Tuesday, 27 October 2009

Bread passes the sandwich test!

I am pleased to say the bread made with my new breadmaker is just like "proper" shop bought bread! (but without the preservatives and additives - and most importantly for me - no palm oil!)

I had planned us to have some of the loaf with our dinner last night. I thought I had put it on rapid bake to give a loaf in an hour and a bit but as it ended up taking nearly 3 hours, I must've forgotten to press something cos that's how long the basic bread recipe takes. Practice will make perfect, I'm sure. Anyway, I had a test slice yesterday evening at about 8pm when it was still warm and I was very pleasantly surprised. For my lunch today, I had a sandwich made with cheese and pickle and it was lovely!

I don't know why I am so astonished, I suppose I didn't like to get my hopes up after all the disappointments of my handmade bread. I think I was also sneakily half hoping that a machine wouldn't be able to do it better. Because I'm a craftsperson, I tend to think handmade is ALWAYS going to produce superior results. However, I content myself with thinking that bread probably is still better handmade when made by someone who knows what they are doing and has had lots of practice.

There are tons of recipes in the book that comes with the breadmaker. I am particularly looking forward to trying citrus and walnut bread. The machine will also make cake, tea bread (banana and cinnamon - yum!) and jam; I wonder if I'm too late for apricots, there were some lovely ripe ones on the market last year.

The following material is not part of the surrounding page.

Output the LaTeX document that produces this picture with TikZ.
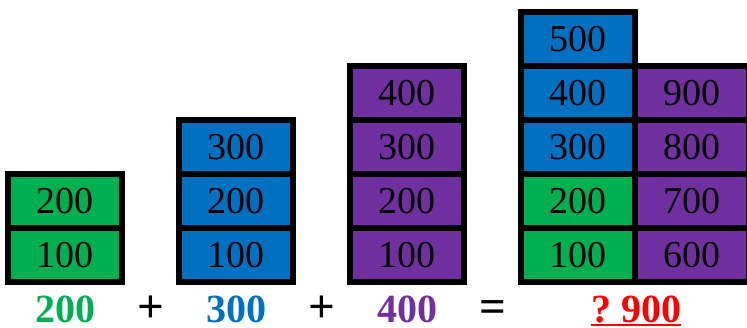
\documentclass[tikz,border=0pt]{standalone}
\usepackage{fontspec}
\setmainfont{Liberation Serif}
\definecolor{cgreen}{HTML}{00B050}
\definecolor{cblue}{HTML}{0070C0}
\definecolor{cpurple}{HTML}{7030A0}
\definecolor{cred}{HTML}{FF0000}
\tikzset{
  cell/.style={draw=black, line width=6pt, minimum width=114pt, minimum height=54pt,
    inner sep=0pt, font=\fontsize{38}{38}\selectfont, text=black},
  gcell/.style={cell, fill=cgreen},
  bcell/.style={cell, fill=cblue},
  pcell/.style={cell, fill=cpurple},
  sumlabel/.style={anchor=base, inner sep=0pt, text depth=0pt, font=\fontsize{40}{40}\selectfont\bfseries},
  oplabel/.style={anchor=base, inner sep=0pt, text depth=0pt, font=\fontsize{47}{47}\selectfont\bfseries}
}
\begin{document}
\begin{tikzpicture}[x=1pt,y=-1pt]
\useasboundingbox[fill=white] (0,0) rectangle (747,327);
% block 1
\node[gcell] (a0) at (65,255) {100};
\node[gcell] (a1) at (65,201) {200};
% block 2
\node[bcell] (b0) at (236,255) {100};
\node[bcell] (b1) at (236,201) {200};
\node[bcell] (b2) at (236,147) {300};
% block 3
\node[pcell] (c0) at (407,255) {100};
\node[pcell] (c1) at (407,201) {200};
\node[pcell] (c2) at (407,147) {300};
\node[pcell] (c3) at (407,93) {400};
% block 4 left
\node[gcell] (d0) at (578,255) {100};
\node[gcell] (d1) at (578,201) {200};
\node[bcell] (d2) at (578,147) {300};
\node[bcell] (d3) at (578,93) {400};
\node[bcell] (d4) at (578,39) {500};
% block 4 right
\node[pcell] (e0) at (692,255) {600};
\node[pcell] (e1) at (692,201) {700};
\node[pcell] (e2) at (692,147) {800};
\node[pcell] (e3) at (692,93) {900};
% labels
\node[sumlabel, text=cgreen] (l1) at (65,322) {200};
\node[oplabel] (p1) at (151,322) {+};
\node[sumlabel, text=cblue] (l2) at (236,322) {300};
\node[oplabel] (p2) at (322,322) {+};
\node[sumlabel, text=cpurple] (l3) at (407,322) {400};
\node[oplabel] (eq) at (493,322) {=};
\node[sumlabel, text=cred] (l4) at (636,322) {?\ 900};
\draw[cred, line width=2pt] ([yshift=-3pt]l4.base west) -- ([yshift=-3pt]l4.base east);
\end{tikzpicture}
\end{document}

So, I think on the palm oil front, all the things I eat are now palm oil free. The exception is when I go to dinner with family or friends who aren't being as anal as I am about it. But I'm not refusing to eat what they offer me (else I'd never get invited) because when they come to eat at my house, I give them palm oil free items and so it cancels itself out.

All the things I buy for the bathroom are palm oil free.

The next areas to tackle are:
  1. Follow up on the bio fuel. Tesco haven't replied when I asked them what they put in the 5% of fuel that the EU dictates must be bio fuel. After the fiasco last year when they had to repair thousands of motorists cars when their fuel damaged engined, I refuse to believe that they don't know exactly what every drop of their fuel contains right now and they are taking far too long to reply to me, it must've been weeks ago that I asked. I also want to write to other fuel suppliers and ask what they use for bio fuel. I think I may well not be able to do anything about this except let my displeasure be known. I can't remember where I read it but someone once said "The commonest way that people give up their power is by thinking they haven't got any" (or words to that effect). Whenever I wonder why I am bothering writing all these letters and going to extra trouble sourcing my groceries, I bear that in mind and think maybe, just maybe, it will make some kind of difference to the wildlife in the rainforest and the indiginous peoples who are being thrown off land they have lived on for hundreds of years.
  2. Cosmetics. I use very few but after scrutinising the labels against the list of suspect ingredients, I think some may contain palm oil, I want to be sure.
  3. Household cleaning products. I have done a little preliminary research on suppliers but I haven't yet started writing letters/e-mails on that front. I think this will be a big one (s'why I'm leaving it til last!)